The Holocaust, as we know, was not a sudden event and nor is it - as some well-meaning (mostly) religious people often suggest - incomprehensible. Its scale, its ambition was what was remarkable about it. How it came about is not amazing at all.
The most important precondition for the attempt to murder all of Europe's Jews was successfully to depict them as a malign "other"- as not-quite-people who, by existing, represented an existential threat to the majority. So historic ideas about Jewish separateness and hostility to the "goodness" of Christ and Christianity became, in the modern era, ideas about the illegitimate accretion of power, the undermining of the natural community and conspiracies.
The tropes of ancient antisemitism slowly morphed into those of modern antisemitism and as they did, prepared the way for what came later. The early brickwork for the gas chambers was laid in the acts of exclusion and literal stigma: the word "Jew" in passports, laws about what jobs Jews could do, the boycotting of Jewish businesses, the depictions in cartoons and films.
Of course, you knew this and if you have to read another article about the Holocaust you'll scream. Doesn't he have anything else to write about etc? I understand. But I have a very specific reason for having tried your patience with the above. It is to compare the process of "othering" the Jews with what is happening to a group of Muslims in Burma.

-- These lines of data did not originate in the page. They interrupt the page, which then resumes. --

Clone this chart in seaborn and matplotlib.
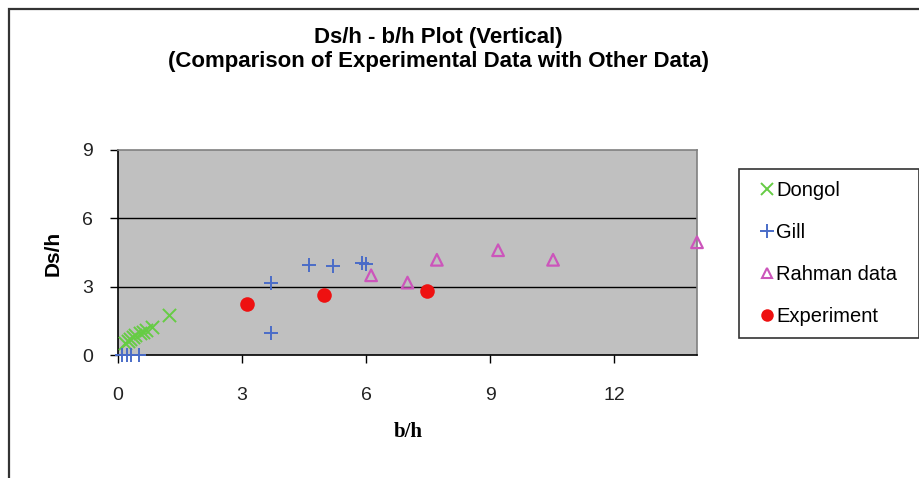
import matplotlib
matplotlib.use("Agg")
import matplotlib.pyplot as plt
import seaborn as sns
import pandas as pd
from matplotlib.lines import Line2D
from matplotlib.patches import Rectangle

# ---- data ----
dongol_x = [0.18, 0.24, 0.30, 0.36, 0.42, 0.52, 0.60, 0.68, 0.82, 1.23]
dongol_y = [0.52, 0.62, 0.72, 0.80, 0.88, 0.95, 1.02, 1.10, 1.24, 1.75]
gill_x = [0.10, 0.22, 0.32, 0.50, 3.70, 3.70, 4.63, 5.19, 5.90, 5.99]
gill_y = [0.0, 0.0, 0.0, 0.0, 3.14, 0.95, 3.95, 3.90, 4.05, 3.98]
rahman_x = [6.12, 7.00, 7.71, 9.19, 10.52, 14.0]
rahman_y = [3.50, 3.18, 4.18, 4.60, 4.18, 4.95]
exp_x = [3.11, 4.98, 7.47]
exp_y = [2.22, 2.62, 2.82]

series_names = ["Dongol", "Gill", "Rahman data", "Experiment"]
x_ticks = [0, 3, 6, 9, 12]
y_ticks = [0, 3, 6, 9]
title_lines = ["Ds/h - b/h Plot (Vertical)",
               "(Comparison of Experimental Data with Other Data)"]

c_dongol = "#66CC44"
c_gill = "#4A6CC8"
c_rahman = "#CC55BB"
c_exp = "#EE1111"

plt.rcParams["font.family"] = ["Liberation Sans", "DejaVu Sans"]

W, H = 919, 478
fig = plt.figure(figsize=(W / 100, H / 100), dpi=100)
fig.patch.set_facecolor("white")
ax = fig.add_axes([118 / W, 1 - 355 / H, (697 - 118) / W, (355 - 150) / H])
ax.set_facecolor("#C0C0C0")

df_d = pd.DataFrame({"x": dongol_x, "y": dongol_y})
df_g = pd.DataFrame({"x": gill_x, "y": gill_y})
df_r = pd.DataFrame({"x": rahman_x, "y": rahman_y})
df_e = pd.DataFrame({"x": exp_x, "y": exp_y})

for y in [3, 6]:
    ax.axhline(y, color="black", lw=1.0, zorder=1)

sns.scatterplot(data=df_d, x="x", y="y", ax=ax, marker="x", color=c_dongol,
                s=90, linewidth=1.4, clip_on=False, zorder=3, legend=False)
sns.scatterplot(data=df_g, x="x", y="y", ax=ax, marker="+", color=c_gill,
                s=110, linewidth=1.4, clip_on=False, zorder=3, legend=False)
sns.scatterplot(data=df_r, x="x", y="y", ax=ax, marker="^", facecolor="none",
                edgecolor=c_rahman, s=70, linewidth=1.6, clip_on=False,
                zorder=3, legend=False)
sns.scatterplot(data=df_e, x="x", y="y", ax=ax, marker="o", color=c_exp,
                edgecolor=c_exp, s=110, linewidth=0, clip_on=False, zorder=3,
                legend=False)

ax.set_xlim(0, 14)
ax.set_ylim(0, 9)
ax.set_xticks(x_ticks)
ax.set_yticks(y_ticks)
ax.set_xticklabels([str(t) for t in x_ticks])
ax.set_yticklabels([str(t) for t in y_ticks])
ax.set_xlabel("")
ax.set_ylabel("")
ax.grid(False)
ax.tick_params(axis="both", direction="out", length=6, width=1, color="black",
               labelsize=14, labelcolor="#222222")
ax.tick_params(axis="x", pad=17)
ax.tick_params(axis="y", pad=12)
ax.spines["left"].set_color("black")
ax.spines["bottom"].set_color("black")
ax.spines["top"].set_color("#808080")
ax.spines["right"].set_color("#808080")
for s in ax.spines.values():
    s.set_linewidth(1.2)
    s.set_zorder(2)

# titles and axis labels
fig.text(438 / W, 1 - 37 / H, title_lines[0], ha="center", va="center",
         fontsize=16, fontweight="bold")
fig.text(438 / W, 1 - 62 / H, title_lines[1], ha="center", va="center",
         fontsize=16, fontweight="bold")
fig.text(408 / W, 1 - 432 / H, "b/h", ha="center", va="center",
         fontsize=15, fontweight="bold", family=["Liberation Serif", "DejaVu Serif"])
fig.text(53 / W, 1 - 253 / H, "Ds/h", ha="center", va="center",
         fontsize=15, fontweight="bold", rotation=90)

# legend
handles = [
    Line2D([], [], ls="none", marker="x", color=c_dongol, markersize=8, mew=1.4),
    Line2D([], [], ls="none", marker="+", color=c_gill, markersize=10, mew=1.4),
    Line2D([], [], ls="none", marker="^", markerfacecolor="none",
           markeredgecolor=c_rahman, markersize=7, mew=1.5),
    Line2D([], [], ls="none", marker="o", color=c_exp, markersize=9, mew=0),
]
leg = fig.legend(handles, series_names, loc="upper left",
                 bbox_to_anchor=(739 / W, 1 - 174 / H, (919 - 739) / W, 0.01),
                 mode="expand", frameon=True, fancybox=False, fontsize=14.5,
                 handlelength=1.6, handletextpad=-0.35, labelspacing=1.13,
                 borderpad=0.6, borderaxespad=0)
leg.get_frame().set_edgecolor("black")
leg.get_frame().set_linewidth(1.2)

# outer chart border
fig.patches.append(Rectangle((9 / W, -0.2), 1.2, 1.2 - 9 / H + 0.0,
                             transform=fig.transFigure, fill=False,
                             edgecolor="#333333", lw=1.6, zorder=0))

fig.savefig("out.png", dpi=100)
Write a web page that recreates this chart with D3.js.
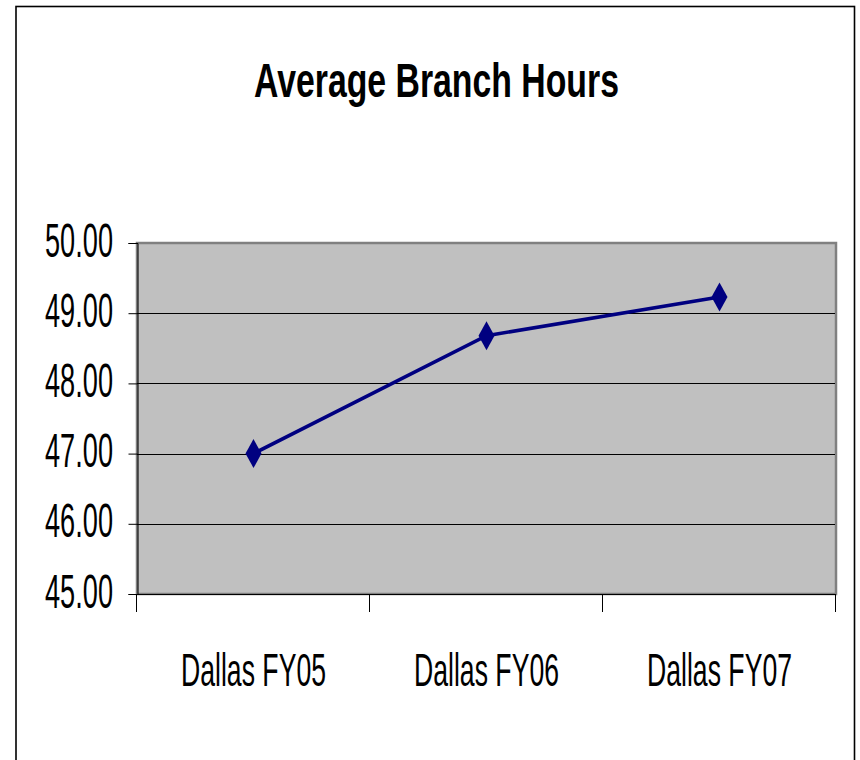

To give a very brief recapitulation. In western Burma there are hundreds of thousands of "Rohingya" Muslims, originally from Bengal. The majority population is Buddhist and ethnically Burmese and for years Burmese governments have refused to recognize the Rohingya as Burmese citizens. They have, however, nowhere else to go and have built lives for themselves in the Arakan province.
For years there has been a campaign against them by Burmese nationalists, including that strange phenomenon, Buddhist extremists. But what have been dubbed "tensions" have become something else. In the last few months, in what can only be described as pogroms, Rohingyas have seen mosques and shops taken over and their houses burned. Some have been murdered. Hundreds of thousands have been displaced, many to internal refugee camps.
But what must worry any Jew with a memory is the language of the persecutors. One of the leaders of the anti-Rohingya campaign is a Buddhist monk from Mandalay, who preaches a message that is horribly familiar. Take these elements from a recent speech:
Wirathu warns that the Buddhist public needs to adopt a "nationalist mindfulness" in everything it does, otherwise the "Kalars" (a derogatory term for ethnic Bengalis) will take over. These "Kalars" and their influence have prevented Aung San Suu Kyi speaking out for true Burmese people. Muslims are taking over important positions in politics. Now Rangoon is at risk of falling into the Muslims' hands. And, of course, Muslims only think of their own interests.
He cites examples of Buddhist religious sensitivities being assaulted by Muslims and Muslim businessmen and asserts that no-one "will protect the Buddhist faith". So Buddhists must act. "We must do business or otherwise interact with only our kind: same race and same faith" shopping only at shops marked with the sign of a Buddhist owner. Buddhists must use Buddhist owned buses even when Muslim buses are cheaper, "otherwise the enemy's power will rise".
"Consider that extra you have to pay," he exhorts, "as your contribution to your race and faith". Finally, "once we have won this battle we will move on to other targets".
Wirathu is a modern Nazi, is he not? Which means we know where this one is going and where, if nothing is done, it may end up.